Friday 9 October 2009

Link: Book Review on Colbert, Knowledge, the State

Primary version of this post, with visual content, at Barry Stocker's Weblog

‘The Colbert Report’. David A. Bell on The Information Master: Jean-Baptiste Colbert’s Secret State Intelligence System by Jacob Soll, in The New Republic, 7th October, 2009.

Bell discusses one of the great figures of the early modern state, Jean-Baptiste Colbert, the most distinguished minister of Louis XIV of Ftance, through his review of what appears to be a very admirable book by Soll.

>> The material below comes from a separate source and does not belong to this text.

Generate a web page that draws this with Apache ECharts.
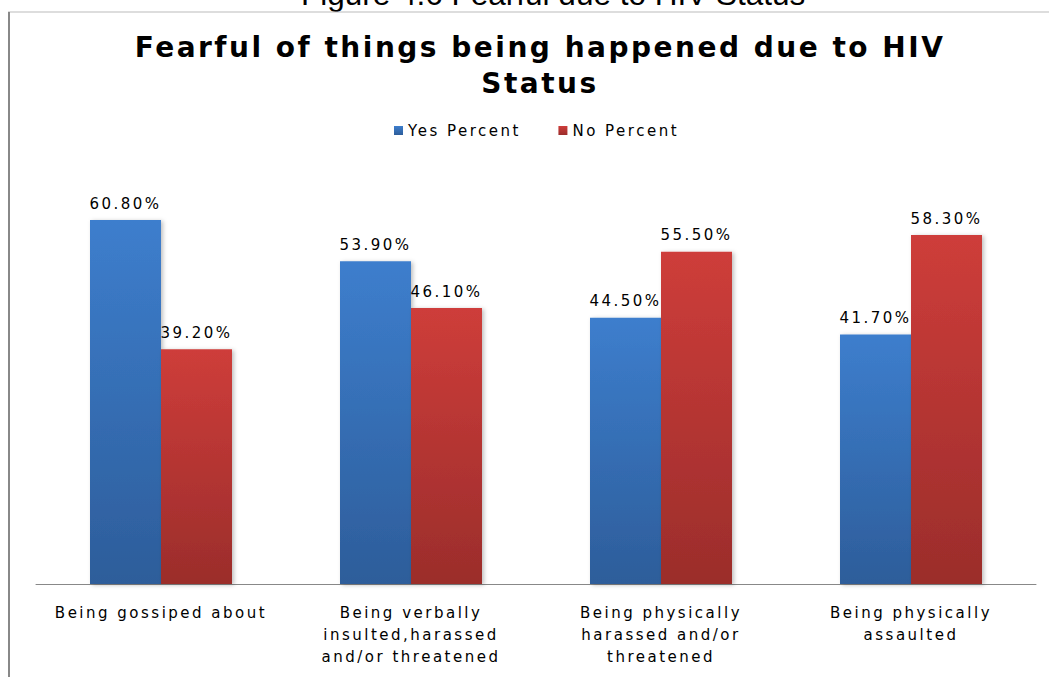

Colbert had been working for a previous great figure in the emergence of the modern state, Cardinal Mazarin who dominated France while Louis XIV was a child king. France produced three great figures in the administration of the modern state, the other was Louis XIII’s Chief Minister Cardinal Richelieu. Despite the work of Richelieu and Mazarin, Colbert encountered a chaotic state of overlapping, and conflicting forms, of royal and local privileges and jurisdictions. Colbert had run Mazarin’s library, itself the core of what is now the national collection, and also inherited from Mazarin a belief in the secrecy of state knowledge. Colbert did massive work in gathering, and archiving, knowledge throughout France and in neighbouring states. Knowledge that was kept secret in the interests of state power, planning war with neighbouring states, and invasions of local privileges. The massive work of Colbert could not transform the essential incoherence of the state administration, which is why it was ready to collapse in 1789. In some ways Colbert contributed to this collapse with a proto-Utilitarian mentality of a state acting on behalf of a centrally defined national interest, rather than in accordance with aristocratic privileges. This encouraged a meritocratic attitude at odds with an aristocratic and monarchical state.

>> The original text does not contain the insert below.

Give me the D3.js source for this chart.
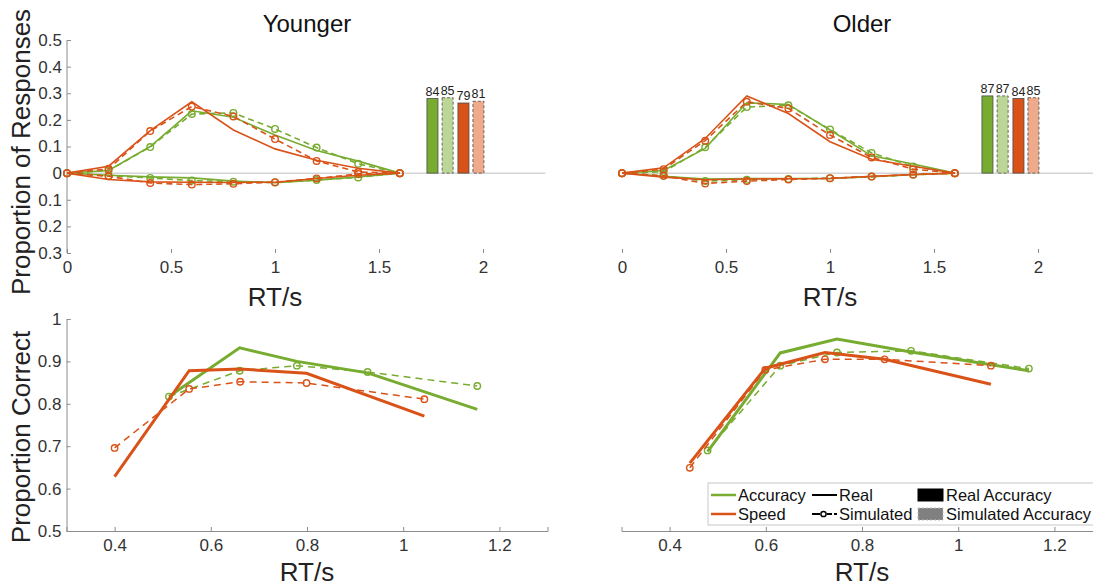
<!DOCTYPE html>
<html><head><meta charset="utf-8">
<script src="https://cdn.jsdelivr.net/npm/d3@7"></script>
<style>body{margin:0;background:#fff}svg{display:block}text{font-family:"Liberation Sans",Arial,sans-serif}</style>
</head><body><svg id="c" width="1093" height="586"></svg>
<script>
// ---------- DATA ----------
const groups = ["Younger", "Older"];
const rtBins = [0, 0.2, 0.4, 0.6, 0.8, 1.0, 1.2, 1.4, 1.6];
// Younger: RT distributions (correct positive, error negative)
const yAccRealCorr = [0, 0.01, 0.10, 0.234, 0.21, 0.143, 0.085, 0.045, 0];
const yAccSimCorr  = [0, 0.01, 0.098, 0.222, 0.226, 0.166, 0.096, 0.035, 0];
const ySpdRealCorr = [0, 0.026, 0.16, 0.268, 0.162, 0.091, 0.048, 0.018, 0];
const ySpdSimCorr  = [0, 0.016, 0.158, 0.25, 0.213, 0.128, 0.046, 0.004, 0];
const yAccRealErr  = [0, -0.008, -0.014, -0.018, -0.03, -0.036, -0.027, -0.014, 0];
const yAccSimErr   = [0, -0.01, -0.018, -0.028, -0.032, -0.035, -0.026, -0.016, 0];
const ySpdRealErr  = [0, -0.024, -0.033, -0.034, -0.035, -0.034, -0.02, -0.008, 0];
const ySpdSimErr   = [0, -0.012, -0.037, -0.043, -0.04, -0.034, -0.02, -0.003, 0];
// Older
const oAccRealCorr = [0, 0.01, 0.093, 0.264, 0.258, 0.162, 0.065, 0.034, 0];
const oAccSimCorr  = [0, 0.005, 0.097, 0.248, 0.255, 0.164, 0.076, 0.025, 0];
const oSpdRealCorr = [0, 0.02, 0.13, 0.29, 0.224, 0.118, 0.052, 0.026, 0];
const oSpdSimCorr  = [0, 0.015, 0.122, 0.268, 0.243, 0.143, 0.059, 0.015, 0];
const oAccRealErr  = [0, -0.012, -0.022, -0.02, -0.02, -0.02, -0.013, -0.006, 0];
const oAccSimErr   = [0, -0.01, -0.03, -0.025, -0.022, -0.019, -0.013, -0.006, 0];
const oSpdRealErr  = [0, -0.015, -0.025, -0.022, -0.021, -0.02, -0.012, -0.005, 0];
const oSpdSimErr   = [0, -0.01, -0.039, -0.03, -0.024, -0.019, -0.013, -0.005, 0];
// Accuracy bars (%): Real Acc, Sim Acc, Real Speed, Sim Speed
const barLabels = ["Accuracy real", "Accuracy simulated", "Speed real", "Speed simulated"];
const yBarPct = [84, 85, 79, 81];
const oBarPct = [87, 87, 84, 85];
// Conditional accuracy functions
const yAccCafX    = [0.513, 0.660, 0.779, 0.926, 1.154];
const yAccCafReal = [0.817, 0.932, 0.90, 0.873, 0.787];
const yAccCafSim  = [0.817, 0.878, 0.89, 0.875, 0.842];
const ySpdCafX    = [0.40, 0.555, 0.661, 0.799, 1.044];
const ySpdCafReal = [0.628, 0.878, 0.882, 0.872, 0.771];
const ySpdCafSim  = [0.696, 0.835, 0.852, 0.849, 0.811];
const oAccCafX    = [0.479, 0.63, 0.748, 0.902, 1.147];
const oAccCafReal = [0.687, 0.92, 0.953, 0.922, 0.878];
const oAccCafSim  = [0.69, 0.89, 0.921, 0.925, 0.883];
const oSpdCafX    = [0.442, 0.599, 0.723, 0.847, 1.068];
const oSpdCafReal = [0.66, 0.884, 0.921, 0.905, 0.846];
const oSpdCafSim  = [0.649, 0.88, 0.905, 0.905, 0.89];
const topXTicks = [0, 0.5, 1, 1.5, 2];
const topYTicks = [-0.3, -0.2, -0.1, 0, 0.1, 0.2, 0.3, 0.4, 0.5];
const botXTicks = [0.4, 0.6, 0.8, 1.0, 1.2];
const botYTicks = [0.5, 0.6, 0.7, 0.8, 0.9, 1.0];

// ---------- STYLE ----------
const GREEN = "#77AC30", ORANGE = "#D95319", LGREEN = "#bcd697", LORANGE = "#eeab8c";
const AX = "#8c8c8c", TXT = "#333";
const svg = d3.select("#c");

const topData = [
  {acc:[yAccRealCorr,yAccSimCorr,yAccRealErr,yAccSimErr], spd:[ySpdRealCorr,ySpdSimCorr,ySpdRealErr,ySpdSimErr], bars:yBarPct},
  {acc:[oAccRealCorr,oAccSimCorr,oAccRealErr,oAccSimErr], spd:[oSpdRealCorr,oSpdSimCorr,oSpdRealErr,oSpdSimErr], bars:oBarPct}
];
const botData = [
  {acc:[yAccCafX,yAccCafReal,yAccCafSim], spd:[ySpdCafX,ySpdCafReal,ySpdCafSim]},
  {acc:[oAccCafX,oAccCafReal,oAccCafSim], spd:[oSpdCafX,oSpdCafReal,oSpdCafSim]}
];
const panelLeft = [67, 622];

function styleAxis(g){
  g.selectAll(".domain").attr("stroke", AX).attr("stroke-width", 1);
  g.selectAll(".tick line").attr("stroke", AX);
  g.selectAll(".tick text").attr("fill", TXT).style("font-size", "17px").style("font-family", "Liberation Sans, Arial, sans-serif");
}

groups.forEach((name, gi) => {
  const L = panelLeft[gi];
  // ----- top panel -----
  const x = d3.scaleLinear().domain([0, 2.3]).range([L, L + 2.3 * 208]);
  const y = d3.scaleLinear().domain([-0.3, 0.5]).range([253, 40]);
  const T = topData[gi];
  svg.append("line").attr("x1", x(0)).attr("x2", x(2.3)).attr("y1", y(0)).attr("y2", y(0))
    .attr("stroke", "#d4d4d4").attr("stroke-width", 1.5);
  const gx = svg.append("g").attr("transform", `translate(0,${y(-0.3)})`)
    .call(d3.axisBottom(x).tickValues(topXTicks).tickSize(-4).tickPadding(8).tickFormat(d3.format("")));
  gx.select(".domain").remove();
  styleAxis(gx);
  if (gi === 0) {
    const gy = svg.append("g").attr("transform", `translate(${x(0)},0)`)
      .call(d3.axisLeft(y).tickValues(topYTicks).tickSize(-4).tickPadding(5)
        .tickFormat(d => d === 0 ? "0" : Math.abs(d).toFixed(1)));
    gy.select(".domain").attr("d", `M0,${y(-0.3)}V${y(0.5)}`);
    styleAxis(gy);
  }
  const barX = [1.757, 1.83, 1.906, 1.978];
  const barW = 0.053;
  const fills = [GREEN, LGREEN, ORANGE, LORANGE];
  T.bars.forEach((v, i) => {
    const val = v / 300;
    svg.append("rect").attr("x", x(barX[i] - barW / 2)).attr("width", x(barW) - x(0))
      .attr("y", y(val)).attr("height", y(0) - y(val))
      .attr("fill", fills[i]).attr("stroke", "#4a4a4a").attr("stroke-width", 0.8)
      .attr("stroke-dasharray", i % 2 ? "3,2" : null);
    svg.append("text").attr("x", x(barX[i])).attr("y", y(val) - 3).attr("text-anchor", "middle")
      .attr("fill", "#222").style("font-size", "12.5px").text(v);
  });
  const line = d3.line().x((d, i) => x(rtBins[i])).y(d => y(d));
  [[T.acc, GREEN], [T.spd, ORANGE]].forEach(([arrs, col]) => {
    [0, 2].forEach(k => {
      svg.append("path").attr("d", line(arrs[k])).attr("fill", "none").attr("stroke", col).attr("stroke-width", 1.6);
    });
    [1, 3].forEach(k => {
      svg.append("path").attr("d", line(arrs[k])).attr("fill", "none").attr("stroke", col)
        .attr("stroke-width", 1.6).attr("stroke-dasharray", "6,4");
      svg.selectAll(null).data(arrs[k]).enter().append("circle")
        .attr("cx", (d, i) => x(rtBins[i])).attr("cy", d => y(d)).attr("r", 3.3)
        .attr("fill", "none").attr("stroke", col).attr("stroke-width", 1.4);
    });
  });
  svg.append("text").attr("x", (gi === 0 ? 307 : 862)).attr("y", 32).attr("text-anchor", "middle")
    .attr("fill", "#111").style("font-size", "24px").text(name);
  svg.append("text").attr("x", x(1)).attr("y", 306).attr("text-anchor", "middle")
    .attr("fill", "#222").style("font-size", "26px").text("RT/s");

  // ----- bottom panel -----
  const bx = d3.scaleLinear().domain([0.3, 1.3]).range([L - 0.5, L - 0.5 + 481]);
  const by = d3.scaleLinear().domain([0.5, 1]).range([531, 319]);
  const B = botData[gi];
  const gbx = svg.append("g").attr("transform", `translate(0,${by(0.5)})`)
    .call(d3.axisBottom(bx).tickValues(botXTicks).tickSize(-4).tickPadding(8).tickFormat(d3.format("")));
  styleAxis(gbx);
  if (gi === 0) {
    const gby = svg.append("g").attr("transform", `translate(${bx(0.3)},0)`)
      .call(d3.axisLeft(by).tickValues(botYTicks).tickSize(-4).tickPadding(5).tickFormat(d3.format("")));
    styleAxis(gby);
  }
  const bline = xs => d3.line().x((d, i) => bx(xs[i])).y(d => by(d));
  [[B.acc, GREEN], [B.spd, ORANGE]].forEach(([a, col]) => {
    svg.append("path").attr("d", bline(a[0])(a[1])).attr("fill", "none").attr("stroke", col).attr("stroke-width", 3);
    svg.append("path").attr("d", bline(a[0])(a[2])).attr("fill", "none").attr("stroke", col)
      .attr("stroke-width", 1.5).attr("stroke-dasharray", "7,5");
    svg.selectAll(null).data(a[2]).enter().append("circle")
      .attr("cx", (d, i) => bx(a[0][i])).attr("cy", d => by(d)).attr("r", 3.2)
      .attr("fill", "none").attr("stroke", col).attr("stroke-width", 1.4);
  });
  svg.append("text").attr("x", bx(0.8)).attr("y", 581).attr("text-anchor", "middle")
    .attr("fill", "#222").style("font-size", "26px").text("RT/s");
});

svg.append("text").attr("transform", "translate(30,152) rotate(-90)").attr("text-anchor", "middle")
  .attr("fill", "#222").style("font-size", "26px").text("Proportion of Responses");
svg.append("text").attr("transform", "translate(30,437) rotate(-90)").attr("text-anchor", "middle")
  .attr("fill", "#222").style("font-size", "26px").text("Proportion Correct");

// legend
const lg = svg.append("g");
lg.append("rect").attr("x", 708).attr("y", 483).attr("width", 400).attr("height", 42)
  .attr("fill", "#fff").attr("stroke", "#c8c8c8").attr("stroke-width", 1);
const legendRows = [
  [{t:"Accuracy", c:GREEN}, {t:"Real", c:"#000"}, {t:"Real Accuracy"}],
  [{t:"Speed", c:ORANGE}, {t:"Simulated", c:"#000", sim:true}, {t:"Simulated Accuracy", sim:true}]
];
const fs = "16.5px";
legendRows.forEach((row, r) => {
  const yy = 495 + r * 19;
  lg.append("line").attr("x1", 711).attr("x2", 736).attr("y1", yy).attr("y2", yy).attr("stroke", row[0].c).attr("stroke-width", 2.5);
  lg.append("text").attr("x", 738).attr("y", yy + 6).style("font-size", fs).attr("fill", "#111").text(row[0].t);
  if (!row[1].sim) {
    lg.append("line").attr("x1", 812).attr("x2", 837).attr("y1", yy).attr("y2", yy).attr("stroke", "#000").attr("stroke-width", 2);
  } else {
    lg.append("line").attr("x1", 812).attr("x2", 820).attr("y1", yy).attr("y2", yy).attr("stroke", "#000").attr("stroke-width", 2);
    lg.append("line").attr("x1", 827).attr("x2", 832).attr("y1", yy).attr("y2", yy).attr("stroke", "#000").attr("stroke-width", 2);
    lg.append("line").attr("x1", 834).attr("x2", 837).attr("y1", yy).attr("y2", yy).attr("stroke", "#000").attr("stroke-width", 2);
    lg.append("circle").attr("cx", 823.5).attr("cy", yy).attr("r", 2.6).attr("fill", "none").attr("stroke", "#000").attr("stroke-width", 1.5);
  }
  lg.append("text").attr("x", 839).attr("y", yy + 6).style("font-size", fs).attr("fill", "#111").text(row[1].t);
  lg.append("rect").attr("x", 918).attr("y", yy - 6).attr("width", 25).attr("height", 12)
    .attr("fill", row[2].sim ? "#808080" : "#000").attr("stroke", row[2].sim ? "#bbb" : "#000")
    .attr("stroke-dasharray", row[2].sim ? "2,2" : null);
  lg.append("text").attr("x", 946).attr("y", yy + 6).style("font-size", fs).attr("fill", "#111").text(row[2].t);
});
</script></body></html>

As Bell points out, many of these points seem close to the work of Michel Foucault. I won’t even try to outline the progress of Foucault’s work in this respect, which is somewhat more complex than Bell indicates. I will just mention that in his later work Foucault often sounds as if he is following on from Montesquieu and Tocqueville, and it looks as if Soll also does. Bell points out that Soll does not have much to say about Foucault, because Foucault;’s work is too rigid and schematic to be incorporated into empirical historical work, nevertheless such work can evidently benefit fro m absorbing Foucauldian notions.